DOJ reportedly comes up with alarming legal justification for expanding boat strikes
Washington DC - President Donald Trump's Justice Department reportedly produced a classified legal opinion which would permit more deadly strikes against people accused of being drug traffickers.

Per CNN, the DOJ's Office of Legal Counsel produced a legal opinion which argues that President Donald Trump is allowed to authorize deadly force against cartels and traffickers based on their threat to US security.
In addition, it provided a classified list of cartels and organizations that the federal government is allowed to strike even outside of US territory.

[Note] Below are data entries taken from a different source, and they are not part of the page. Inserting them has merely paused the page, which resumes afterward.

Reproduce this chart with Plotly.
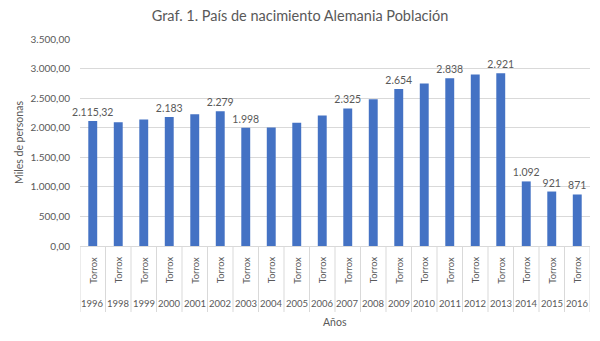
import plotly.graph_objects as go

years = ["1996", "1998", "1999", "2000", "2001", "2002", "2003", "2004", "2005", "2006",
         "2007", "2008", "2009", "2010", "2011", "2012", "2013", "2014", "2015", "2016"]
municipio = ["Torrox"] * len(years)
poblacion = [2115.32, 2094, 2139, 2183, 2229, 2279, 1998, 2003, 2082, 2207,
             2325, 2483, 2654, 2748, 2838, 2900, 2921, 1092, 921, 871]
con_etiqueta = [True, False, False, True, False, True, True, False, False, False,
                True, False, True, False, True, False, True, True, True, True]


def fmt_es(v):
    if float(v).is_integer():
        return f"{int(v):,}".replace(",", ".")
    s = f"{v:,.2f}"
    return s.replace(",", "X").replace(".", ",").replace("X", ".")


etiquetas = [fmt_es(v) if m else "" for v, m in zip(poblacion, con_etiqueta)]

GRIS = "#595959"
LINEA = "#D9D9D9"
FUENTE = "Lato"

# plot area geometry (pixels) used to place the two-level category labels
ALTO, MT, MB = 341, 39, 95
alto_plot = ALTO - MT - MB


def py(px_below_axis):
    return -px_below_axis / alto_plot


n = len(years)
idx = list(range(n))

fig = go.Figure(
    go.Bar(
        x=idx,
        y=poblacion,
        text=etiquetas,
        textposition="outside",
        constraintext="none",
        textfont=dict(family=FUENTE, size=10.5, color=GRIS),
        cliponaxis=False,
        marker=dict(color="#4472C4", line=dict(width=0)),
        hoverinfo="skip",
    )
)

annotations = []
shapes = []
for i, (yr, mun) in enumerate(zip(years, municipio)):
    annotations.append(dict(x=i, xref="x", y=py(24), yref="paper", text=mun, textangle=-90,
                            showarrow=False, xanchor="center", yanchor="middle",
                            font=dict(family=FUENTE, size=9.5, color=GRIS)))
    annotations.append(dict(x=i, xref="x", y=py(57), yref="paper", text=yr,
                            showarrow=False, xanchor="center", yanchor="middle",
                            font=dict(family=FUENTE, size=9.5, color=GRIS)))
for i in range(n + 1):
    shapes.append(dict(type="line", xref="x", yref="paper", x0=i - 0.5, x1=i - 0.5,
                       y0=0, y1=py(66), line=dict(color=LINEA, width=1), layer="below"))

annotations.append(dict(x=0.5, xref="paper", y=py(76), yref="paper", text="Años",
                        showarrow=False, xanchor="center", yanchor="middle",
                        font=dict(family=FUENTE, size=10.5, color=GRIS)))

fig.update_layout(
    width=600,
    height=ALTO,
    paper_bgcolor="white",
    plot_bgcolor="white",
    separators=",.",
    bargap=0.65,
    showlegend=False,
    margin=dict(l=80, r=10, t=MT, b=MB),
    title=dict(
        text="Graf. 1. País de nacimiento Alemania Población",
        x=0.5,
        xanchor="center",
        y=0.953,
        yanchor="middle",
        font=dict(family=FUENTE, size=14.5, color=GRIS),
    ),
    font=dict(family=FUENTE, color=GRIS),
    annotations=annotations,
    shapes=shapes,
)

fig.update_yaxes(
    range=[0, 3500],
    dtick=500,
    tickformat=",.2f",
    showgrid=True,
    gridcolor=LINEA,
    gridwidth=1,
    zeroline=False,
    showline=False,
    ticks="",
    ticklabelstandoff=9,
    tickfont=dict(family=FUENTE, size=10, color=GRIS),
    title=dict(text="Miles de personas", font=dict(family=FUENTE, size=10.5, color=GRIS), standoff=4),
)

fig.update_xaxes(
    range=[-0.5, n - 0.5],
    showticklabels=False,
    showline=True,
    linecolor=LINEA,
    linewidth=1,
    showgrid=False,
    ticks="",
)

fig.write_html("out.html")
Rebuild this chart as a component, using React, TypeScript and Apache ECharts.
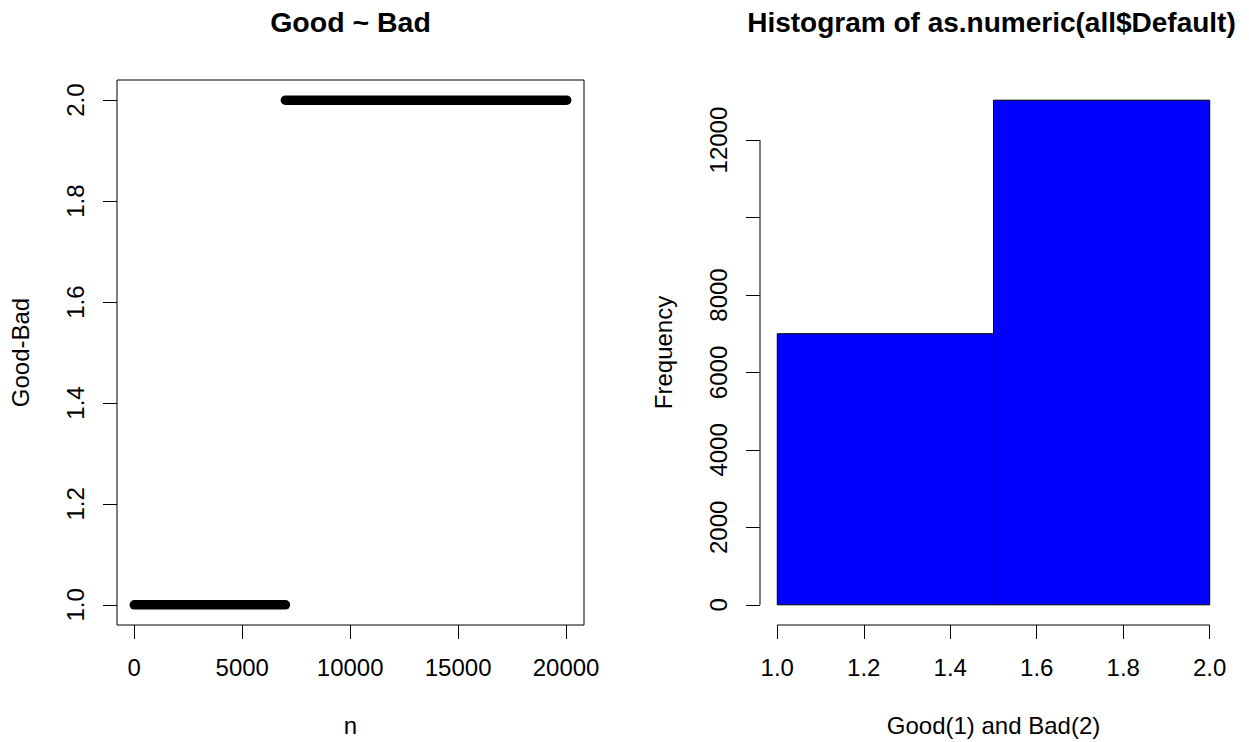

This list goes beyond those that Trump has designated "terrorist organizations."
Legal experts warned that this amounted to creating a secret list of groups whose supposed members can now be summarily killed without legal review, and that it gave the president almost unlimited authority to essentially wage war.
Attorney General Pam Bondi on Tuesday refused to comment on the OLC opinion and said that she wouldn't release legal advice that her department had provided to the White House.
"I'm not going to discuss any legal advice that my department may, or may not, have given or issued at the direction of the president on this matter," Bondi told the Senate Judiciary Committee.
Trump has ordered multiple of strikes on boats off the coast of Venezuela over recent weeks, claiming with no evidence that they were carrying drugs to the US.
As multiple analyses have argued, the attacks could be classed as murder, since those killed were not combatants in a war and were in effect executed with no legal recourse.